Polish para-athlete and biathlete

Piotr Kosewicz (born 31 May 1974) is a Polish Paralympic athlete. He is also a photographer.

== Career ==
He toon up the sport of biathlon in 1994 and competed in the sport until 2002 before taking an extended break from the sport. He later took up the sport of para-athletics in 2015.

=== Winter Paralympics ===
He made his Paralympic debut as a biathlete representing Poland at the 1998 Winter Paralympics and competed in LW10 sitting pursuit event.

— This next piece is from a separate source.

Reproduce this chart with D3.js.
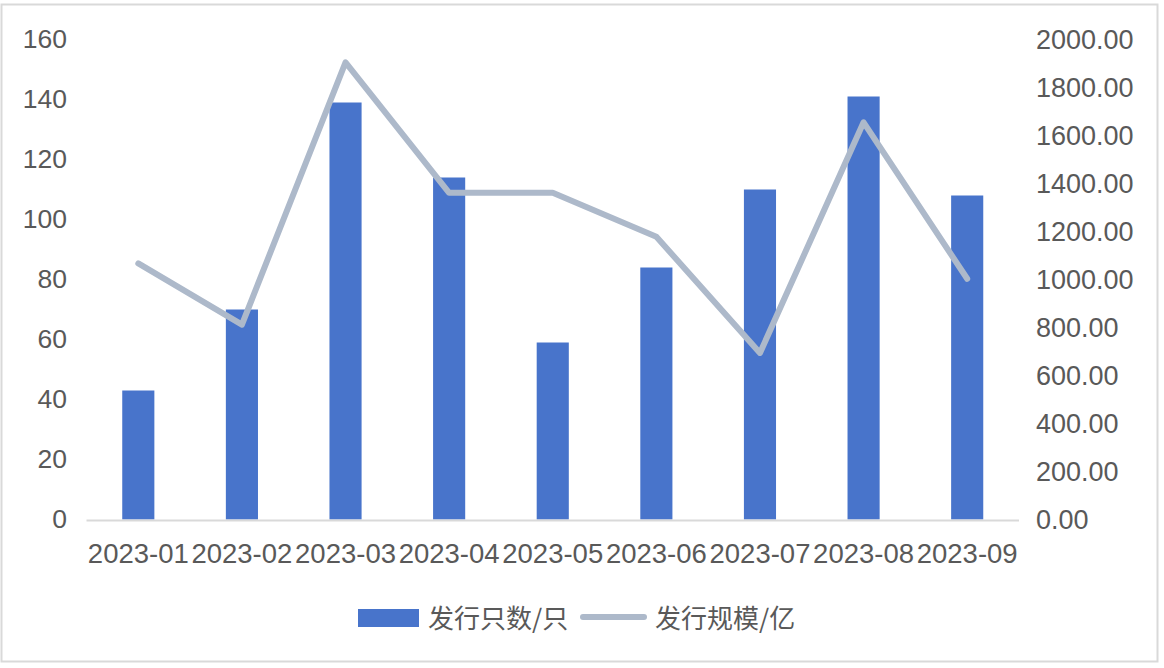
<!DOCTYPE html>
<html>
<head>
<meta charset="utf-8">
<script src="https://cdn.jsdelivr.net/npm/d3@7/dist/d3.min.js"></script>
<style>
  html, body { margin: 0; padding: 0; background: #fff; }
  text { font-family: "Liberation Sans", Arial, Helvetica, sans-serif; fill: #595959; }
  .cjk { font-family: "Noto Sans CJK SC", "Liberation Sans", sans-serif; }
</style>
</head>
<body>
<div id="chart"></div>
<script>
var months = ["2023-01", "2023-02", "2023-03", "2023-04", "2023-05", "2023-06", "2023-07", "2023-08", "2023-09"];
var counts = [43, 70, 139, 114, 59, 84, 110, 141, 108];
var amounts = [1067, 812, 1905, 1361, 1361, 1178, 694, 1655, 1003];
var leftTicks = [0, 20, 40, 60, 80, 100, 120, 140, 160];
var rightTicks = [0, 200, 400, 600, 800, 1000, 1200, 1400, 1600, 1800, 2000];
var seriesNames = ["发行只数/只", "发行规模/亿"];

var cfg = {
    width: 1164,
    height: 668,
    left: 86.5,
    right: 1019,
    top: 39.5,
    bottom: 519.5,
    barColor: "#4874CB",
    lineColor: "#ADB9CA"
  };

var svg = d3.select("#chart").append("svg")
              .attr("width", cfg.width)
              .attr("height", cfg.height);

// outer frame
svg.append("rect")
    .attr("x", 1.5)
    .attr("y", 4.5)
    .attr("width", 1156)
    .attr("height", 657)
    .style("fill", "none")
    .style("stroke", "#D9D9D9")
    .style("stroke-width", 2);

var x = d3.scaleBand()
            .domain(months)
            .range([cfg.left, cfg.right])
            .padding(0);

var yLeft = d3.scaleLinear().domain([0, 160]).range([cfg.bottom, cfg.top]);
var yRight = d3.scaleLinear().domain([0, 2000]).range([cfg.bottom, cfg.top]);

var barW = x.bandwidth() * 0.31;

function styleLabels(g, size) {
  g.select(".domain").remove();
  g.selectAll("text")
      .style("font-size", size)
      .style("fill", "#595959")
      .style("font-family", "'Liberation Sans', Arial, sans-serif");
}

// left axis labels
svg.append("g")
    .attr("transform", "translate(" + 67 + ",0)")
    .call(d3.axisLeft(yLeft).tickValues(leftTicks).tickSize(0).tickPadding(0))
    .call(styleLabels, "26.5px");

// right axis labels
svg.append("g")
    .attr("transform", "translate(" + 1036 + ",0)")
    .call(d3.axisRight(yRight).tickValues(rightTicks).tickSize(0).tickPadding(0)
            .tickFormat(d3.format(".2f")))
    .call(styleLabels, "27px");

// bars
svg.selectAll(".bar")
    .data(counts).enter()
    .append("rect")
    .attr("class", "bar")
    .attr("x", function(d, i) { return x(months[i]) + x.bandwidth() / 2 - barW / 2; })
    .attr("y", function(d) { return yLeft(d); })
    .attr("width", barW)
    .attr("height", function(d) { return yLeft(0) - yLeft(d); })
    .style("fill", cfg.barColor);

// baseline
svg.append("line")
    .attr("x1", cfg.left)
    .attr("x2", cfg.right)
    .attr("y1", yLeft(0) + 1)
    .attr("y2", yLeft(0) + 1)
    .style("stroke", "#D9D9D9")
    .style("stroke-width", 2);

// x labels
svg.append("g")
    .attr("transform", "translate(0," + cfg.bottom + ")")
    .call(d3.axisBottom(x).tickSize(0).tickPadding(24))
    .call(styleLabels, "27.5px");

// line
var line = d3.line()
    .x(function(d, i) { return x(months[i]) + x.bandwidth() / 2; })
    .y(function(d) { return yRight(d); });

svg.append("path")
    .datum(amounts)
    .attr("d", line)
    .style("fill", "none")
    .style("stroke", cfg.lineColor)
    .style("stroke-width", 6)
    .style("stroke-linecap", "round")
    .style("stroke-linejoin", "round");

// legend
var legend = svg.append("g");
legend.append("rect")
    .attr("x", 358)
    .attr("y", 609)
    .attr("width", 61)
    .attr("height", 18)
    .style("fill", cfg.barColor);
legend.append("text")
    .attr("class", "cjk")
    .attr("x", 428)
    .attr("y", 619)
    .attr("dy", "0.35em")
    .style("font-size", "26px")
    .text(seriesNames[0]);
legend.append("line")
    .attr("x1", 583)
    .attr("x2", 644)
    .attr("y1", 617)
    .attr("y2", 617)
    .style("stroke", cfg.lineColor)
    .style("stroke-width", 6)
    .style("stroke-linecap", "round");
legend.append("text")
    .attr("class", "cjk")
    .attr("x", 655)
    .attr("y", 619)
    .attr("dy", "0.35em")
    .style("font-size", "26px")
    .text(seriesNames[1]);
</script>
</body>
</html>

He also represented Poland at the 2002 Winter Paralympics and competed in LW10 sitting pursuit event.

=== Summer Paralympics ===
He qualified to compete at the 2020 Summer Paralympics after claiming a silver medal in men's discus throw T52 event at the 2019 World Para Athletics Championships.

He represented Poland at the 2020 Summer Paralympics which was his debut appearance at a Summer Paralympics event and his third Paralympic appearance as well as his first Paralympic appearance since competing at the 2002 Winter Paralympics. He clinched gold medal in the men's discus throw during the Tokyo Olympics.